Лекция о Ничто была прочитана Хайдеггером как раз между двумя мировыми войнами. Примерно в то же время читается большой курс «Основные понятия метафизики», посвященный вопросу «Почему есть Сущее, а не наоборот, Ничто?».

Почему есть Сущее, а не наоборот, Ничто? Это не просто один из тысяч возможных вопросов, которые там и сям задают люди. Это вопрос вопросов, просто потому что он первый вопрос, он впервые создает такую вещь как вопросительность, то есть дает слово удивлению. А удивление без явленности Ничто и без того, чтобы на весах стали колебаться Сущее и Ничто – невозможно.

Этим вопросом началась человеческая история, так как только благодаря этому вопросу человек получил доступ к сущему‑как‑таковому‑в – целом! До этого вопроса человек, как и животные, имел доступ к тому или иному сущему в той или иной ситуации, но он всегда был укоренен в ней. Теперь все сущее целиком является на фоне Ничто, то есть на фоне чего‑то, совершенно противоположного всему (!!!) Сущему, не тому или иному, а всему сразу. Ведь только тогда, когда ты вышел за границу чего‑либо, ты видишь это что‑то. Человек вышел в этом вопросе за грань Сущего и он его… увидел. Человек стоит одной ногой в Ничто, другой в Сущем и может различать их, говорить «да» и «нет».

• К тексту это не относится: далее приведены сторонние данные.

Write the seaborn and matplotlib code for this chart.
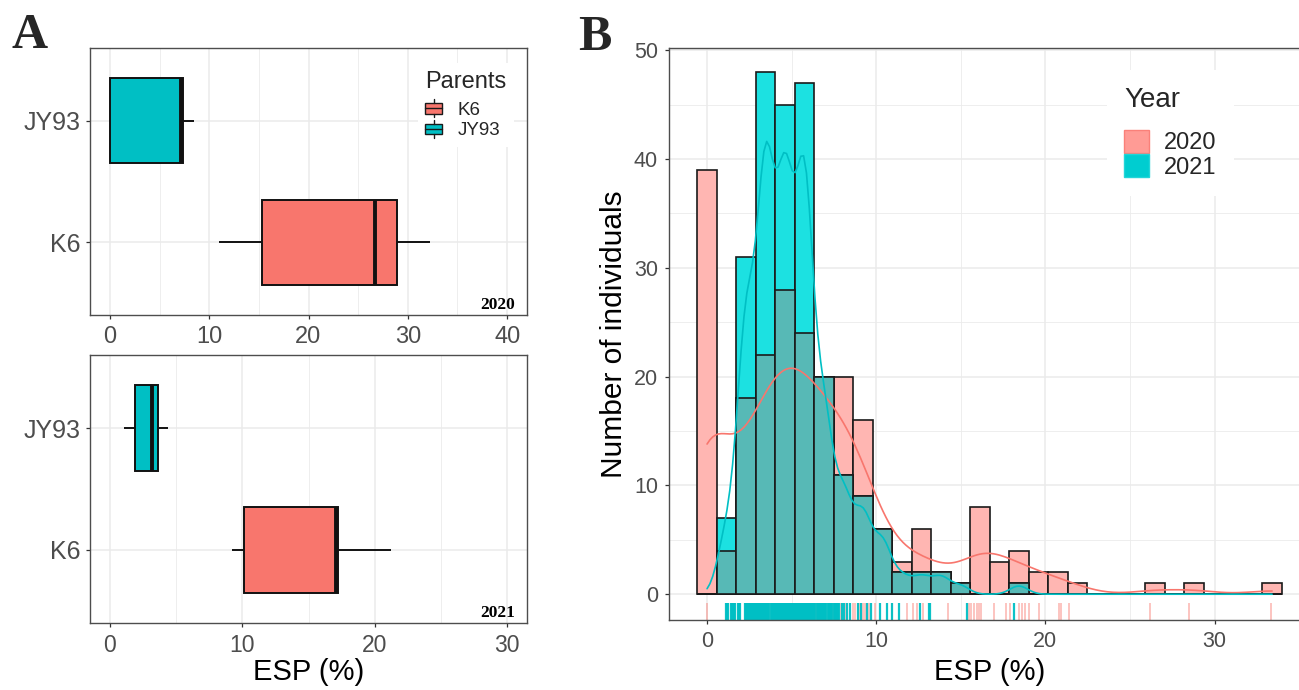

Что означает это сущее‑в‑целом в этом вопросе всех вопросов? Охватывает ли человек свои вопросом «почему есть Сущее, а не Ничто?» самые отдаленные планеты, галактики, сверхновые звезды и черные дыры и все, что там еще могут открыть ученые? Да, охватывает. И все самые далекие объекты, которые еще откроют, пульсары и квазары и проч., человек уже охватил заранее в своем вопросе. Поэтому никакие астрономические открытия не способны повлиять на человека, который задал себе этот вопрос, так как этот вопрос шире, он уже опередил все открытия, которые теперь возможны только внутри горизонта, открытого этим вопросом.

Охватывает ли этот вопрос все мельчайшее: все эти молекулы, атомы, протоны, нейтроны и проч.? Да, охватывает. Он охватывает и нейтрино, и мезоны и базоны, и все, что еще там откроют с помощью коллайдеров. И эти открытия никак не повлияют на этот вопрос, потому что он уже заранее предвосхитил все.

Мы указали на самое маленькое сущее и на самое гигантское. Но это, как говорят, «внешний мир». А человек, который задает этот вопрос (или не задает его), он ведь тоже сущее. Да, значит и он, вместе со своим телом (и даже с астральными телами, если они сущее, а не ничто), сознанием, бессознательным, всеми видами души и «контурами сознания» (Т. Лири), чакрами и что там еще, тоже подпадает под этот вопрос, поскольку человек есть Сущее, а не Ничто. Поэтому и ответ на вопрос о человеке и его смысле жизни можно получить только после ответа на вопрос о смысле всего Сущего. И весь мир человека, психология общения, законы строения общества, смысл истории, вся экономика, политика, право и проч. – все это получает свой смысл только после ответа на вопрос о смысле сущего вообще.

А охватывает ли этот вопрос всевозможные паранормальные явления, полтергейстов и торсионные поля, энергию дыхания или рук, энергию астралов и эгрегоров и проч.? Да, охватывает, если все названное вообще есть Сущее, а не Ничто. Поэтому ничем таким не удивить человека, который размышляет над этим вопросом, так как все это менее удивительно, чем вопрос о существовании Сущего.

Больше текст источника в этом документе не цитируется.